Seminar Talk Announcement

  • Tomáš Pevný (Czech Technical University, Prague):

    Understanding the neural networks through rule extraction

    20.05.2025 13:30Room 318 (zoom) @ Institute of Computer Science
    Pod Vodárenskou věží 2
    Praha, 182 00
    Hora Informaticae

    Neural networks are ubiquitous yet they remain opaque for most of its users, who has very little understanding of how they store the knowledge and how the information propagates through. In this talk, I would like to share our findings from our quest to understand these phenomena. Specifically I will show the decision rules realized by neural networks and why it might be difficult to understand them without the knowledge of the data distribution. This will give us intuition why neural networks are robust yet why adversarial samples are so easy to create. Finally, we will use these tools to understand, how the decision rules compose during inference.

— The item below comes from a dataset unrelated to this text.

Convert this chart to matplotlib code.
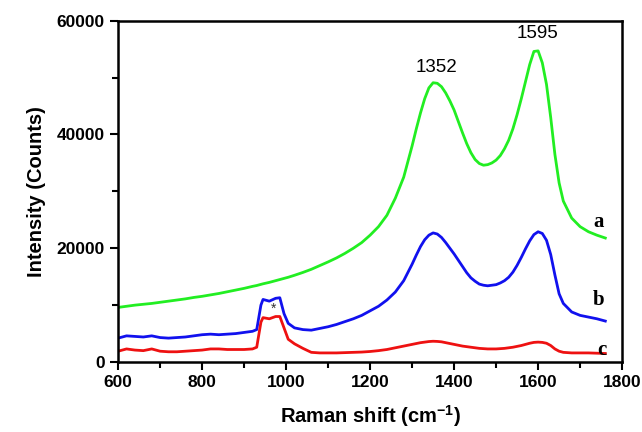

  • Thomas Vetterlein (Johannes Kepler University Linz):

    Quantum logic, dagger categories, and the basic model of quantum physics

    30.05.2025 16:00Room 318 (zoom) @ Institute of Computer Science
    Pod Vodárenskou věží 2
    Praha, 182 00
    Applied Mathematical Logic Seminar

    The idea of associating a non-classical logic with the Hilbert-space model of quantum mechanics goes back to the early days of the development of this physical theory. The success has been modest. Propositions about a quantum physical system correspond to the closed subspaces of a complex Hilbert space and hence their inner structure may be described by an orthomodular lattice. There are calculi that are reasonably called logics of orthomodular lattices. However, a convincing logic doing justice to the canonical model has not been found. Rather, undecidability results have become known. The situation is different if one replaces the framework of logic by the framework of category theory. More specifically, what we propose is to consider a dagger category whose objects are orthosets and whose morphisms are adjointable maps between them. The notion of an orthoset is entirely built on the notion of orthogonality, which in turn stands for mutual exclusion. As in logic, we deal with the interrelations between objects that are to be interpreted as Hilbert spaces. Orthoclosed subspaces, which model yes-no properties in quantum logic, correspond to dagger monomorphisms. Sasaki projections, which interpret in certain quantum logics the implication connective, correspond in the categorical approach to adjoints of inclusion maps. The conjunction of mutually exclusive propositions in quantum logics might finally be seen as corresponding to the formation of categorical biproducts. In the talk, we shall present five non-technical assumptions about a dagger category of orthosets that characterise uniquely the standard model of quantum mechanics.